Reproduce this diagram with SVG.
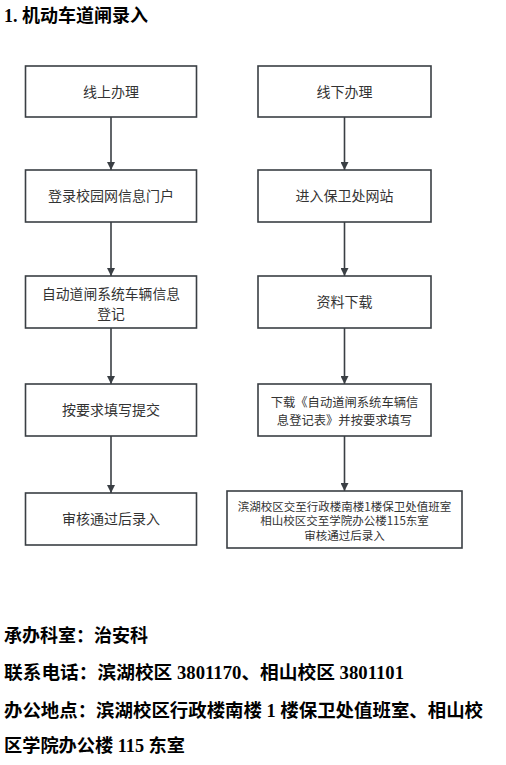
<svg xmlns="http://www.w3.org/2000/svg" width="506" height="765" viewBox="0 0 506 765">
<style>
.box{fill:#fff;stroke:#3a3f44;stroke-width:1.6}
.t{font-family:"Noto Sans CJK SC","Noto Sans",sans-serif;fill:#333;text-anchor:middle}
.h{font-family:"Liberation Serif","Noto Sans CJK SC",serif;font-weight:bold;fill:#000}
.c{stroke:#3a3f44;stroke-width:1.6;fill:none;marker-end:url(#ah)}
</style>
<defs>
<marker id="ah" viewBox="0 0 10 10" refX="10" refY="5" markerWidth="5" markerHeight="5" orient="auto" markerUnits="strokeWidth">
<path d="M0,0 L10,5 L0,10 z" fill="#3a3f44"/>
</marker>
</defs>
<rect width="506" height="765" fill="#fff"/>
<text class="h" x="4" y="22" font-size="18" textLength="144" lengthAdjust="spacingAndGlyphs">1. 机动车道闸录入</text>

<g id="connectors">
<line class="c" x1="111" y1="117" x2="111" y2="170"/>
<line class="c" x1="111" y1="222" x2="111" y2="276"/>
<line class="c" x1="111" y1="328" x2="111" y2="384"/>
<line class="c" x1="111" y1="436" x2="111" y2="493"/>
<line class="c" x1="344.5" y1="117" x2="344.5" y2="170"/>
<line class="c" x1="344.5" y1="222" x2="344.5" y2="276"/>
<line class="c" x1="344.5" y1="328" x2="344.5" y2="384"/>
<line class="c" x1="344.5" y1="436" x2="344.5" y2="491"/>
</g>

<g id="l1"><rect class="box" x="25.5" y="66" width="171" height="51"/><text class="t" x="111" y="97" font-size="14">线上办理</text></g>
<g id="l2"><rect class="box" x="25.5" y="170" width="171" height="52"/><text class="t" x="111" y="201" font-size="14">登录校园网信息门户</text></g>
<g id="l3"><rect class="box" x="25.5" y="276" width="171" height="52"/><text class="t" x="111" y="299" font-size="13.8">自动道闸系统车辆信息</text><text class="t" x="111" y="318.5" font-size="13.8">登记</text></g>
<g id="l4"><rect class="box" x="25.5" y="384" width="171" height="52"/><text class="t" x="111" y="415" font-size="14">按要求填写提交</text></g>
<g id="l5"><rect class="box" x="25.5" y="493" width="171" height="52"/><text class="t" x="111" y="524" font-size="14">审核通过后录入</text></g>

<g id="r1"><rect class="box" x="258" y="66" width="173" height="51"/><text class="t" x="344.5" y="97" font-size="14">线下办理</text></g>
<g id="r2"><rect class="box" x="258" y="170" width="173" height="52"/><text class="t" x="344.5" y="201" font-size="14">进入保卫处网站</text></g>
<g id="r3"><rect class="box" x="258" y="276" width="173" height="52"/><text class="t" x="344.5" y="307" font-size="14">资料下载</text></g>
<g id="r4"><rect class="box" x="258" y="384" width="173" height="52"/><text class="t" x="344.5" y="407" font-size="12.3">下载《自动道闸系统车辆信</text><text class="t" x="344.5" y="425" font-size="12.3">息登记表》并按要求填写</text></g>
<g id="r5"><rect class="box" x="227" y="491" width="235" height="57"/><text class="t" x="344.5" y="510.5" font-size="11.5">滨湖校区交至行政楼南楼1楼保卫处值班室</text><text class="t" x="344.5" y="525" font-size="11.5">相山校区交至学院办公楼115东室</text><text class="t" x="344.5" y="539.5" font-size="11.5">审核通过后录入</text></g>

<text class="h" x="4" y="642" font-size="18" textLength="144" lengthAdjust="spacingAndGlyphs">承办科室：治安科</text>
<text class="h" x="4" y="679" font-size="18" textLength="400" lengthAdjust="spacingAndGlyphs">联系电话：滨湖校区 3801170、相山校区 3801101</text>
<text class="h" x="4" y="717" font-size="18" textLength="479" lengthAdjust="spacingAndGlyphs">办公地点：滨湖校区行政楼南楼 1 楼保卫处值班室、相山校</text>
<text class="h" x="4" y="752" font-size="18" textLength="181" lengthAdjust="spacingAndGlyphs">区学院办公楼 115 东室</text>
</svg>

..........

=== What you have to do ===
Write the listing out a second time exactly, dropping all images.

=== Exercise solution ===
Reproduce this diagram with SVG.
<svg xmlns="http://www.w3.org/2000/svg" width="506" height="765" viewBox="0 0 506 765">
<style>
.box{fill:#fff;stroke:#3a3f44;stroke-width:1.6}
.t{font-family:"Noto Sans CJK SC","Noto Sans",sans-serif;fill:#333;text-anchor:middle}
.h{font-family:"Liberation Serif","Noto Sans CJK SC",serif;font-weight:bold;fill:#000}
.c{stroke:#3a3f44;stroke-width:1.6;fill:none;marker-end:url(#ah)}
</style>
<defs>
<marker id="ah" viewBox="0 0 10 10" refX="10" refY="5" markerWidth="5" markerHeight="5" orient="auto" markerUnits="strokeWidth">
<path d="M0,0 L10,5 L0,10 z" fill="#3a3f44"/>
</marker>
</defs>
<rect width="506" height="765" fill="#fff"/>
<text class="h" x="4" y="22" font-size="18" textLength="144" lengthAdjust="spacingAndGlyphs">1. 机动车道闸录入</text>

<g id="connectors">
<line class="c" x1="111" y1="117" x2="111" y2="170"/>
<line class="c" x1="111" y1="222" x2="111" y2="276"/>
<line class="c" x1="111" y1="328" x2="111" y2="384"/>
<line class="c" x1="111" y1="436" x2="111" y2="493"/>
<line class="c" x1="344.5" y1="117" x2="344.5" y2="170"/>
<line class="c" x1="344.5" y1="222" x2="344.5" y2="276"/>
<line class="c" x1="344.5" y1="328" x2="344.5" y2="384"/>
<line class="c" x1="344.5" y1="436" x2="344.5" y2="491"/>
</g>

<g id="l1"><rect class="box" x="25.5" y="66" width="171" height="51"/><text class="t" x="111" y="97" font-size="14">线上办理</text></g>
<g id="l2"><rect class="box" x="25.5" y="170" width="171" height="52"/><text class="t" x="111" y="201" font-size="14">登录校园网信息门户</text></g>
<g id="l3"><rect class="box" x="25.5" y="276" width="171" height="52"/><text class="t" x="111" y="299" font-size="13.8">自动道闸系统车辆信息</text><text class="t" x="111" y="318.5" font-size="13.8">登记</text></g>
<g id="l4"><rect class="box" x="25.5" y="384" width="171" height="52"/><text class="t" x="111" y="415" font-size="14">按要求填写提交</text></g>
<g id="l5"><rect class="box" x="25.5" y="493" width="171" height="52"/><text class="t" x="111" y="524" font-size="14">审核通过后录入</text></g>

<g id="r1"><rect class="box" x="258" y="66" width="173" height="51"/><text class="t" x="344.5" y="97" font-size="14">线下办理</text></g>
<g id="r2"><rect class="box" x="258" y="170" width="173" height="52"/><text class="t" x="344.5" y="201" font-size="14">进入保卫处网站</text></g>
<g id="r3"><rect class="box" x="258" y="276" width="173" height="52"/><text class="t" x="344.5" y="307" font-size="14">资料下载</text></g>
<g id="r4"><rect class="box" x="258" y="384" width="173" height="52"/><text class="t" x="344.5" y="407" font-size="12.3">下载《自动道闸系统车辆信</text><text class="t" x="344.5" y="425" font-size="12.3">息登记表》并按要求填写</text></g>
<g id="r5"><rect class="box" x="227" y="491" width="235" height="57"/><text class="t" x="344.5" y="510.5" font-size="11.5">滨湖校区交至行政楼南楼1楼保卫处值班室</text><text class="t" x="344.5" y="525" font-size="11.5">相山校区交至学院办公楼115东室</text><text class="t" x="344.5" y="539.5" font-size="11.5">审核通过后录入</text></g>

<text class="h" x="4" y="642" font-size="18" textLength="144" lengthAdjust="spacingAndGlyphs">承办科室：治安科</text>
<text class="h" x="4" y="679" font-size="18" textLength="400" lengthAdjust="spacingAndGlyphs">联系电话：滨湖校区 3801170、相山校区 3801101</text>
<text class="h" x="4" y="717" font-size="18" textLength="479" lengthAdjust="spacingAndGlyphs">办公地点：滨湖校区行政楼南楼 1 楼保卫处值班室、相山校</text>
<text class="h" x="4" y="752" font-size="18" textLength="181" lengthAdjust="spacingAndGlyphs">区学院办公楼 115 东室</text>
</svg>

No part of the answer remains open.